Dynamic Range of the C300 Mark II
The EOS C300 Mark II has a class leading dynamic range, with 15 stops just like its older brother the EOS C700. However, the dynamic range is not evenly distributed in terms of over under, so it’s important to understand how to expose best for this camera.
First, you have to choose your gamma profile. Canon now has three profiles for you to choose from - C Log, C Log 2, and C Log 3. To maximize the dynamic range recorded in your camera, C Log 2 will be the best choice. It is purpose-built to be as flat and gradable as possible and leaves more power in the hands of the colorist than either of its companions. Just note that this will also have the noisiest shadows out of all the curves because of how deep it digs in and pulls out information. Check out the comparing Canon Logs video for more information on making this decision.
Secondly, you will need to pay attention not just to the /total/ dynamic range, but also to how it splits above and below a normal exposure of 18% grey. In this chart from Canon USA, we see the C300 Mark II preserves about 2.5 stops more in the shadows than in the highlights. This means you will only have 6 stops separating a neutrally-lit subject from absolute blown-out whiteness - compared to the 8.7 stops in the shadows.. Light and expose your scene accordingly. While I typically protect for highlight information, if more of the relevant information is contained in the lower exposure range, make sure you expose for that properly.

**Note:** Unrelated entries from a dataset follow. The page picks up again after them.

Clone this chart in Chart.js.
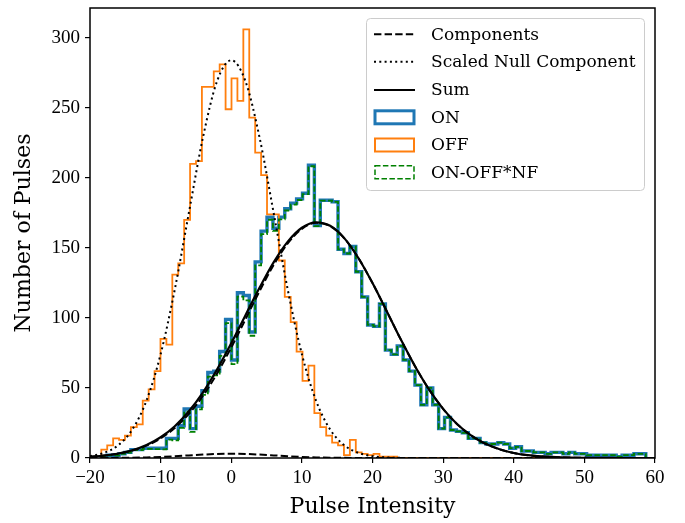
<!DOCTYPE html>
<html>
<head>
<meta charset="utf-8">
<script src="https://cdn.jsdelivr.net/npm/chart.js@4.4.1/dist/chart.umd.min.js"></script>
<style>
html,body{margin:0;padding:0;background:#fff;}
canvas{display:block;}
</style>
</head>
<body>
<canvas id="c" width="685" height="523"></canvas>
<script>
// ---- Data ----
const binStart = -18.4;      // left edge of first histogram bin
const binWidth = 0.838;      // histogram bin width

// counts per bin (92 bins)
const onCounts = [1,2,2,3,4,6,6,7,7,7, 7,14,14,23,35,21,37,48,61,62,
  76,99,70,118,116,90,140,162,172,164, 172,178,182,185,189,209,166,184,184,183,
  149,146,151,133,115,95,94,110,77,74, 80,70,62,52,38,50,38,21,29,20,
  19,18,14,14,11,10,10,11,10,7, 8,5,5,4,4,3,4,4,3,4,
  3,3,2,2,2,2,2,1,2,2, 3,3];
const offCounts = [6,9,14,13,16,22,24,41,49,62, 85,81,131,139,170,210,212,265,265,276,
  281,249,271,255,306,243,218,202,174,174, 141,115,97,76,55,66,32,22,16,11,
  9,2,13,4,3,2,3,1,1,1, 0,0,0,0,0,0,0,0,0,0,
  0,0,0,0,0,0,0,0,0,0, 0,0,0,0,0,0,0,0,0,0,
  0,0,0,0,0,0,0,0,0,0, 0,0];
const diffCounts = [0.9,1.9,1.9,2.9,3.8,5.8,5.7,6.5,6.5,6.3, 6.1,13.1,12.6,21.5,33.1,18.7,34.7,45.1,58.1,59,
  72.9,96.3,67,115.2,112.6,87.3,137.6,159.8,170.1,162.1, 170.4,176.7,180.9,184.2,188.4,208.3,165.6,183.8,183.8,182.9,
  148.9,146,150.9,133,115,95,94,110,77,74, 80,70,62,52,38,50,38,21,29,20,
  19,18,14,14,11,10,10,11,10,7, 8,5,5,4,4,3,4,4,3,4,
  3,3,2,2,2,2,2,1,2,2, 3,3];

// fitted curves sampled every 2 units
const curveX = [-20,-18,-16,-14,-12,-10,-8,-6,-4,-2,0,2,4,6,8,10,12,14,16,18,20,
  22,24,26,28,30,32,34,36,38,40,42,44,46,48,50,52,54,56,58,60];
const sumCurve = [0.9,1.8,3.2,5.5,9.2,14.8,22.7,33.4,46.9,63.3,81.9,101.8,121.5,139.7,154.5,164.4,168.3,165.8,157.0,142.8,124.9,
  105.0,84.7,65.7,49.0,35.1,24.1,16.0,10.1,6.2,3.6,2.0,1.1,0.6,0.3,0.1,0.05,0.02,0.01,0,0];
const pulseComp = [0.9,1.7,3.1,5.3,8.8,14.0,21.4,31.5,44.5,60.4,78.9,98.9,119.1,137.8,153.2,163.6,167.9,165.6,156.9,142.8,124.9,
  105.0,84.7,65.7,49.0,35.1,24.1,16.0,10.1,6.2,3.6,2.0,1.1,0.6,0.3,0.1,0.05,0.02,0.01,0,0];
const nullComp = [0.01,0.04,0.1,0.22,0.43,0.79,1.27,1.86,2.43,2.85,3.0,2.85,2.43,1.86,1.27,0.79,0.43,0.22,0.1,0.04,0.01,
  0,0,0,0,0,0,0,0,0,0,0,0,0,0,0,0,0,0,0,0];
const scaledNull = [1.3,3.7,9.1,20.4,41.0,74.1,120.2,175.1,229.0,269.2,284,269.2,229.0,175.1,120.2,74.1,41.0,20.4,9.1,3.7,1.3,
  0.4,0.1,0,0,0,0,0,0,0,0,0,0,0,0,0,0,0,0,0,0];

const xTicks = [-20,-10,0,10,20,30,40,50,60];
const yTicks = [0,50,100,150,200,250,300];
const legendLabels = ['Components','Scaled Null Component','Sum','ON','OFF','ON-OFF*NF'];

// ---- build step outlines ----
function stepPoints(counts){
  const pts = [{x: binStart, y: 0}];
  counts.forEach((v,k)=>pts.push({x: binStart + k*binWidth, y: v}));
  pts.push({x: binStart + counts.length*binWidth, y: 0});
  return pts;
}
function curvePoints(vals){ return curveX.map((x,i)=>({x, y: vals[i]})); }

const SERIF = "'Liberation Serif', 'Times New Roman', serif";
const TSERIF = "'DejaVu Serif', serif";

const framePlugin = {
  id: 'frame',
  afterDatasetsDraw(chart){
    const {ctx, chartArea:a} = chart;
    ctx.save();
    ctx.strokeStyle = '#000'; ctx.lineWidth = 1.5;
    ctx.strokeRect(a.left, a.top, a.right - a.left, a.bottom - a.top);
    ctx.restore();
  }
};

const legendPlugin = {
  id: 'customLegend',
  afterDraw(chart){
    const ctx = chart.ctx;
    ctx.save();
    const bx = 366.5, by = 18.5, bw = 278, bh = 172;
    ctx.fillStyle = 'rgba(255,255,255,0.8)';
    ctx.strokeStyle = '#cccccc'; ctx.lineWidth = 1;
    ctx.beginPath(); ctx.roundRect(bx, by, bw, bh, 4); ctx.fill(); ctx.stroke();
    const ys = [34.3, 61.7, 90, 117.3, 145, 172.3];
    const x0 = 374, x1 = 415;
    ctx.strokeStyle = '#000'; ctx.lineWidth = 2;
    ctx.setLineDash([7.4,3.2]);
    ctx.beginPath(); ctx.moveTo(x0, ys[0]); ctx.lineTo(x1, ys[0]); ctx.stroke();
    ctx.setLineDash([2,3.3]);
    ctx.beginPath(); ctx.moveTo(x0, ys[1]); ctx.lineTo(x1, ys[1]); ctx.stroke();
    ctx.setLineDash([]);
    ctx.beginPath(); ctx.moveTo(x0, ys[2]); ctx.lineTo(x1, ys[2]); ctx.stroke();
    ctx.lineWidth = 3; ctx.strokeStyle = '#1f77b4';
    ctx.strokeRect(x0+1, ys[3]-6.5, x1-x0-2, 13);
    ctx.lineWidth = 2; ctx.strokeStyle = '#ff7f0e';
    ctx.strokeRect(x0+1, ys[4]-6.5, x1-x0-2, 13);
    ctx.lineWidth = 1.5; ctx.strokeStyle = '#008000'; ctx.setLineDash([5.5,2.4]);
    ctx.strokeRect(x0+1, ys[5]-6.5, x1-x0-2, 13);
    ctx.setLineDash([]);
    ctx.fillStyle = '#000';
    ctx.font = "17px " + TSERIF;
    ctx.textBaseline = 'middle';
    legendLabels.forEach((t,i)=>ctx.fillText(t, 431, ys[i]+1));
    ctx.restore();
  }
};

const fmtMinus = v => String(v).replace('-', '\u2212');

new Chart(document.getElementById('c'), {
  type: 'line',
  data: {
    datasets: [
      {label:'ON', data: stepPoints(onCounts), stepped:true, borderColor:'#1f77b4', borderWidth:3.4, pointRadius:0, fill:false, order:5},
      {label:'OFF', data: stepPoints(offCounts), stepped:true, borderColor:'#ff7f0e', borderWidth:1.8, pointRadius:0, fill:false, order:4},
      {label:'ON-OFF*NF', data: stepPoints(diffCounts), stepped:true, borderColor:'#008000', borderWidth:1.8, borderDash:[5.5,2.4], pointRadius:0, fill:false, order:3},
      {label:'Components', data: curvePoints(nullComp), borderColor:'#000', borderWidth:2, borderDash:[7.4,3.2], pointRadius:0, cubicInterpolationMode:'monotone', fill:false, order:2},
      {label:'Components2', data: curvePoints(pulseComp), borderColor:'#000', borderWidth:2, borderDash:[7.4,3.2], pointRadius:0, cubicInterpolationMode:'monotone', fill:false, order:2},
      {label:'Scaled Null Component', data: curvePoints(scaledNull), borderColor:'#000', borderWidth:2, borderDash:[2,3.3], pointRadius:0, cubicInterpolationMode:'monotone', fill:false, order:1},
      {label:'Sum', data: curvePoints(sumCurve), borderColor:'#000', borderWidth:2.2, pointRadius:0, cubicInterpolationMode:'monotone', fill:false, order:0}
    ]
  },
  options: {
    responsive: false,
    animation: false,
    devicePixelRatio: 1,
    layout: {padding: {left: 0, right: 30, top: 8, bottom: 0}},
    plugins: {legend: {display:false}, tooltip: {enabled:false}},
    scales: {
      x: {
        type: 'linear', min: -20, max: 60,
        afterBuildTicks: s => { s.ticks = xTicks.map(v=>({value:v})); },
        afterFit: s => { s.height = 65; s.paddingLeft = 0; s.paddingRight = 0; },
        grid: {display:true, drawOnChartArea:false, drawTicks:true, tickLength:5, color:'#000', lineWidth:1.2},
        border: {display:false},
        ticks: {color:'#000', font:{family:SERIF, size:19}, padding:4, maxRotation:0, callback: v => fmtMinus(v)},
        title: {display:true, text:'Pulse Intensity', color:'#000', font:{family:TSERIF, size:22}, padding:{top:0, bottom:3}}
      },
      y: {
        type: 'linear', min: 0, max: 321.3,
        afterBuildTicks: s => { s.ticks = yTicks.map(v=>({value:v})); },
        afterFit: s => { s.width = 90; s.paddingTop = 0; s.paddingBottom = 0; },
        grid: {display:true, drawOnChartArea:false, drawTicks:true, tickLength:5, color:'#000', lineWidth:1.2},
        border: {display:false},
        ticks: {color:'#000', font:{family:SERIF, size:19}, padding:5, callback: v => fmtMinus(v)},
        title: {display:true, text:'Number of Pulses', color:'#000', font:{family:TSERIF, size:22}, padding:{top:11, bottom:0}}
      }
    }
  },
  plugins: [framePlugin, legendPlugin]
});
</script>
</body>
</html>
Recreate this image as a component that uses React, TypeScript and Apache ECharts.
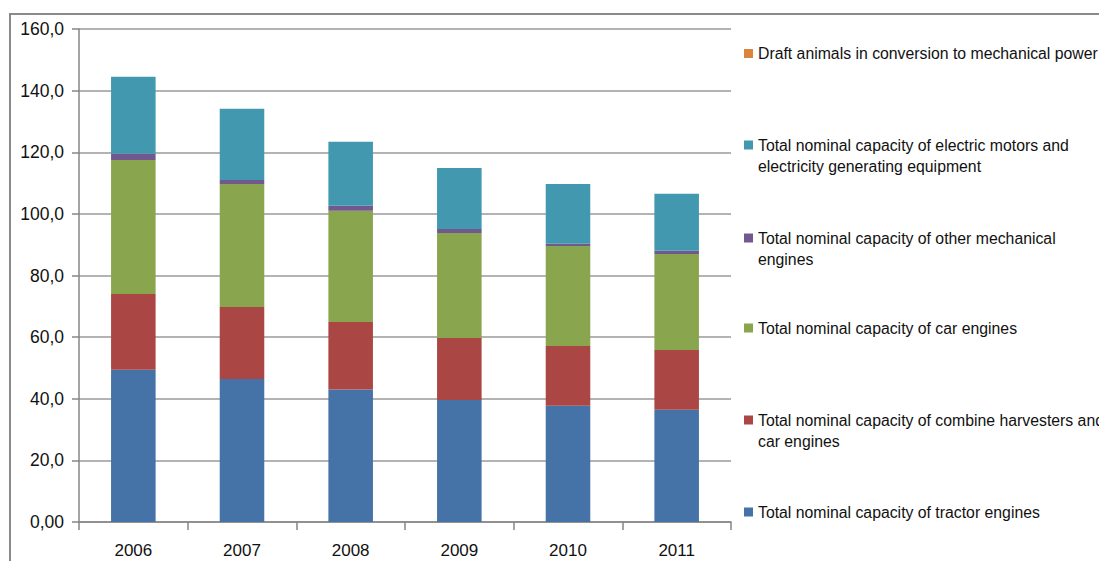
import React, { useEffect, useRef } from "react";
import * as echarts from "echarts";

// Years on the category axis
const years = ["2006", "2007", "2008", "2009", "2010", "2011"];

// Stacked components, bottom to top
const tractorEngines = [49.4, 46.4, 43.0, 39.6, 37.7, 36.4];
const combineHarvesters = [24.6, 23.4, 21.9, 20.1, 19.4, 19.4];
const carEngines = [43.5, 39.9, 36.1, 34.1, 32.5, 31.2];
const otherMechanical = [2.0, 1.3, 1.6, 1.3, 0.7, 1.0];
const electricMotors = [25.0, 23.1, 20.8, 19.8, 19.4, 18.5];
const draftAnimals = [0, 0, 0, 0, 0, 0];

// Value axis tick settings
const yMin = 0;
const yMax = 160;
const yStep = 20;

const seriesDefs = [
  { name: "Total nominal capacity of tractor engines", lines: ["Total nominal capacity of tractor engines"], data: tractorEngines, color: "#4572A7", cy: 512 },
  { name: "Total nominal capacity of combine harvesters and car engines", lines: ["Total nominal capacity of combine harvesters and", "car engines"], data: combineHarvesters, color: "#AA4643", cy: 420 },
  { name: "Total nominal capacity of car engines", lines: ["Total nominal capacity of car engines"], data: carEngines, color: "#89A54E", cy: 328 },
  { name: "Total nominal capacity of other mechanical engines", lines: ["Total nominal capacity of other mechanical", "engines"], data: otherMechanical, color: "#71588F", cy: 238 },
  { name: "Total nominal capacity of electric motors and electricity generating equipment", lines: ["Total nominal capacity of electric motors and", "electricity generating equipment"], data: electricMotors, color: "#4198AF", cy: 145 },
  { name: "Draft animals in conversion to mechanical power", lines: ["Draft animals in conversion to mechanical power"], data: draftAnimals, color: "#DB843D", cy: 53.5 },
];

const FONT = "'Liberation Sans', Arial, sans-serif";
const LINE_H = 21;

export default function App() {
  const ref = useRef<HTMLDivElement>(null);

  useEffect(() => {
    if (!ref.current) return;
    const chart = echarts.init(ref.current, undefined, { renderer: "svg" });

    // One legend per entry so each can sit at its own height; wrapped entries
    // get an empty leading line so the swatch lines up with their first line.
    const legends = seriesDefs.map((s) => {
      const twoLine = s.lines.length > 1;
      return {
        data: [s.name],
        orient: "vertical" as const,
        left: 744,
        top: twoLine ? s.cy - LINE_H * 1.5 : s.cy - LINE_H / 2,
        padding: 0,
        icon: "rect",
        itemWidth: 9,
        itemHeight: 9,
        selectedMode: false,
        formatter: () => (twoLine ? "\n" + s.lines.join("\n") : s.lines[0]),
        textStyle: {
          fontFamily: FONT,
          fontSize: 15.8,
          color: "#111",
          lineHeight: LINE_H,
        },
      };
    });

    chart.setOption({
      animation: false,
      backgroundColor: "#ffffff",
      graphic: [
        {
          type: "rect",
          shape: { x: 10, y: 14, width: 1200, height: 600 },
          style: { fill: "none", stroke: "#8a8a8a", lineWidth: 2 },
          silent: true,
        },
      ],
      grid: { left: 79, top: 29, right: 368, bottom: 39, containLabel: false },
      legend: legends,
      xAxis: {
        type: "category",
        data: years,
        axisLine: { show: true, lineStyle: { color: "#868686", width: 1.5 } },
        axisTick: { show: true, interval: 0, length: 8, lineStyle: { color: "#868686", width: 1.5 } },
        axisLabel: { fontFamily: FONT, fontSize: 17, color: "#111", margin: 20 },
      },
      yAxis: {
        type: "value",
        min: yMin,
        max: yMax,
        interval: yStep,
        axisLine: { show: true, lineStyle: { color: "#868686", width: 1.5 } },
        axisTick: { show: true, length: 7, lineStyle: { color: "#868686", width: 1.5 } },
        splitLine: { show: true, lineStyle: { color: "#9a9a9a", width: 1.5 } },
        axisLabel: {
          fontFamily: FONT,
          fontSize: 17.5,
          color: "#111",
          margin: 15,
          formatter: (v: number) => (v === 0 ? "0,00" : v.toFixed(1).replace(".", ",")),
        },
      },
      series: seriesDefs.map((s) => ({
        name: s.name,
        type: "bar",
        stack: "total",
        barWidth: "41%",
        data: s.data,
        itemStyle: { color: s.color },
        emphasis: { disabled: true },
      })),
    });

    return () => chart.dispose();
  }, []);

  return (
    <div
      ref={ref}
      style={{ position: "fixed", left: 0, top: 0, width: 1099, height: 561, background: "#fff" }}
    />
  );
}
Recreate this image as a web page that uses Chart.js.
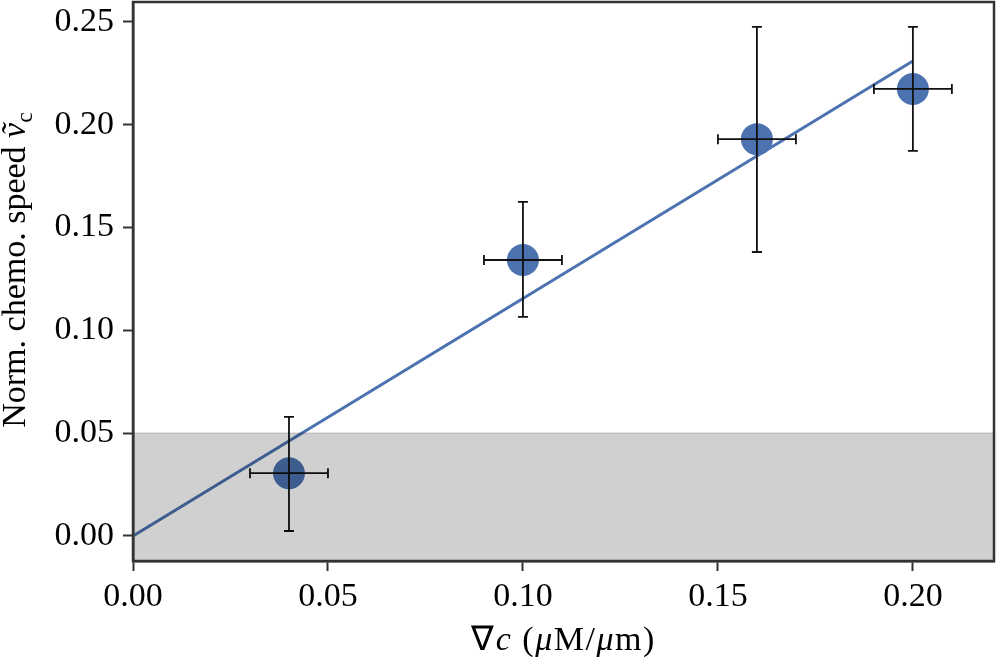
<!DOCTYPE html>
<html>
<head>
<meta charset="utf-8">
<script src="https://cdn.jsdelivr.net/npm/chart.js@4"></script>
<style>
  html, body { margin: 0; padding: 0; background: #fff; }
  #wrap { width: 996px; height: 661px; }
</style>
</head>
<body>
<div id="wrap"><canvas id="chemoChart"></canvas></div>
<script>
// data
const gradients = [0.04, 0.10, 0.16, 0.20];
const speeds = [0.0305, 0.1342, 0.1930, 0.2174];
const speedLow = [0.0024, 0.1065, 0.1381, 0.1873];
const speedHigh = [0.0579, 0.1625, 0.2476, 0.2476];
const gradErr = [0.01, 0.01, 0.01, 0.01];
const fitX = [0.0, 0.20];
const fitY = [0.0, 0.231];
const xTicks = [0.00, 0.05, 0.10, 0.15, 0.20];
const yTicks = [0.00, 0.05, 0.10, 0.15, 0.20, 0.25];
const threshold = 0.05;

const FONT = "'Liberation Serif', serif";
const AXIS = '#333333';

// error bars (x and y) with caps
const errorBars = {
  id: 'errorBars',
  afterDatasetsDraw(chart) {
    const { ctx, scales: { x, y } } = chart;
    ctx.save();
    ctx.strokeStyle = '#111';
    ctx.lineWidth = 1.8;
    const cap = 5;
    gradients.forEach((g, i) => {
      const px = x.getPixelForValue(g);
      const py = y.getPixelForValue(speeds[i]);
      const yTop = y.getPixelForValue(speedHigh[i]);
      const yBot = y.getPixelForValue(speedLow[i]);
      const xl = x.getPixelForValue(g - gradErr[i]);
      const xr = x.getPixelForValue(g + gradErr[i]);
      ctx.beginPath();
      ctx.moveTo(px, yTop); ctx.lineTo(px, yBot);
      ctx.moveTo(px - cap, yTop); ctx.lineTo(px + cap, yTop);
      ctx.moveTo(px - cap, yBot); ctx.lineTo(px + cap, yBot);
      ctx.moveTo(xl, py); ctx.lineTo(xr, py);
      ctx.moveTo(xl, py - cap); ctx.lineTo(xl, py + cap);
      ctx.moveTo(xr, py - cap); ctx.lineTo(xr, py + cap);
      ctx.stroke();
    });
    ctx.restore();
  }
};

// translucent band below the threshold, drawn over the data
const band = {
  id: 'band',
  afterDraw(chart) {
    const { ctx, chartArea: a, scales: { y } } = chart;
    const yt = y.getPixelForValue(threshold);
    ctx.save();
    ctx.fillStyle = 'rgba(0,0,0,0.185)';
    ctx.fillRect(a.left, yt, a.right - a.left, a.bottom - yt);
    ctx.strokeStyle = 'rgba(0,0,0,0.1)';
    ctx.lineWidth = 2;
    ctx.beginPath();
    ctx.moveTo(a.left, yt); ctx.lineTo(a.right, yt);
    ctx.stroke();
    // frame
    ctx.strokeStyle = AXIS;
    ctx.lineWidth = 2.5;
    ctx.strokeRect(a.left, a.top, a.right - a.left, a.bottom - a.top);
    ctx.restore();
  }
};

// axis titles with italic / subscript parts
function drawRuns(ctx, runs, size) {
  let total = 0;
  runs.forEach(r => {
    ctx.font = (r.italic ? 'italic ' : '') + (r.sub ? size * 0.7 : size) + 'px ' + FONT;
    r.w = ctx.measureText(r.t).width;
    total += r.w;
  });
  let cx = -total / 2;
  runs.forEach(r => {
    ctx.font = (r.italic ? 'italic ' : '') + (r.sub ? size * 0.7 : size) + 'px ' + FONT;
    ctx.fillText(r.t, cx, r.sub ? size * 0.22 : 0);
    cx += r.w;
  });
}

const axisTitles = {
  id: 'axisTitles',
  afterDraw(chart) {
    const { ctx, chartArea: a } = chart;
    ctx.save();
    ctx.fillStyle = '#000';
    ctx.textBaseline = 'alphabetic';
    ctx.textAlign = 'left';
    ctx.letterSpacing = '1.5px';
    ctx.translate((a.left + a.right) / 2, 650);
    drawRuns(ctx, [
      { t: '\u2207' }, { t: 'c', italic: true }, { t: ' (' },
      { t: '\u03bc', italic: true }, { t: 'M/' },
      { t: '\u03bc', italic: true }, { t: 'm)' }
    ], 34);
    ctx.restore();

    ctx.save();
    ctx.fillStyle = '#000';
    ctx.textAlign = 'left';
    ctx.translate(25, 270);
    ctx.rotate(-Math.PI / 2);
    drawRuns(ctx, [
      { t: 'Norm. chemo. speed ' }, { t: '\u1e7d', italic: true }, { t: 'c', sub: true }
    ], 34);
    ctx.restore();
  }
};

new Chart(document.getElementById('chemoChart'), {
  type: 'scatter',
  data: {
    datasets: [
      {
        label: 'fit',
        type: 'line',
        data: fitX.map((v, i) => ({ x: v, y: fitY[i] })),
        borderColor: '#4c72b0',
        borderWidth: 3,
        pointRadius: 0,
        fill: false,
        order: 2
      },
      {
        label: 'measured',
        data: gradients.map((v, i) => ({ x: v, y: speeds[i] })),
        backgroundColor: '#4c72b0',
        borderWidth: 0,
        pointRadius: 16,
        pointHoverRadius: 16,
        order: 1
      }
    ]
  },
  options: {
    responsive: true,
    maintainAspectRatio: false,
    animation: false,
    devicePixelRatio: 1,
    layout: { autoPadding: false, padding: { top: 2, right: 2, left: 0, bottom: 0 } },
    plugins: { legend: { display: false }, tooltip: { enabled: false } },
    scales: {
      x: {
        type: 'linear',
        min: 0,
        max: 0.2208,
        afterBuildTicks: s => { s.ticks = xTicks.map(v => ({ value: v })); },
        afterFit: s => { s.height = 100; s.paddingLeft = 0; s.paddingRight = 0; },
        border: { color: AXIS, width: 2.5 },
        grid: { drawOnChartArea: false, tickLength: 10, tickColor: AXIS, tickWidth: 2 },
        ticks: {
          color: '#000',
          padding: 6,
          maxRotation: 0,
          font: { family: FONT, size: 34 },
          callback: v => v.toFixed(2)
        }
      },
      y: {
        type: 'linear',
        min: -0.0122,
        max: 0.2597,
        afterBuildTicks: s => { s.ticks = yTicks.map(v => ({ value: v })); },
        afterFit: s => { s.width = 133; s.paddingTop = 0; s.paddingBottom = 0; },
        border: { color: AXIS, width: 2.5 },
        grid: { drawOnChartArea: false, tickLength: 10, tickColor: AXIS, tickWidth: 2 },
        ticks: {
          color: '#000',
          padding: 9,
          font: { family: FONT, size: 34 },
          callback: v => v.toFixed(2)
        }
      }
    }
  },
  plugins: [errorBars, band, axisTitles]
});
</script>
</body>
</html>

Possibly the most important fact you’ll learn from this chart above is that as you go lower than ISO 800, you start to lose highlight protection, meaning things will clip sooner. If you are going outside, you’ll want to fight that urge you may have to lower your ISO to reduce noise. My rule of thumb is if there’s any uncontrollable highlights in the shot, I shoot at ISO 800 - but if I were to be on a controlled stage where I can light every inch of it the way I want - I might even consider shooting at something like 400 ISO. Going one step further, if I’m shooting soemthing like a green screen key where I have a very small dynamic range, I might even shoot at ISO 200 (0dB) to get the cleanest key possible.
This camera will deliver a rich dynamic range in a wide variety of shooting conditions if you just know how to work with it a little. That means keeping an eye on your Native ISO, using the built-in ND filters to compensate when needed, and exposing your shots in the way that Canon intended the C300 Mark II to be used.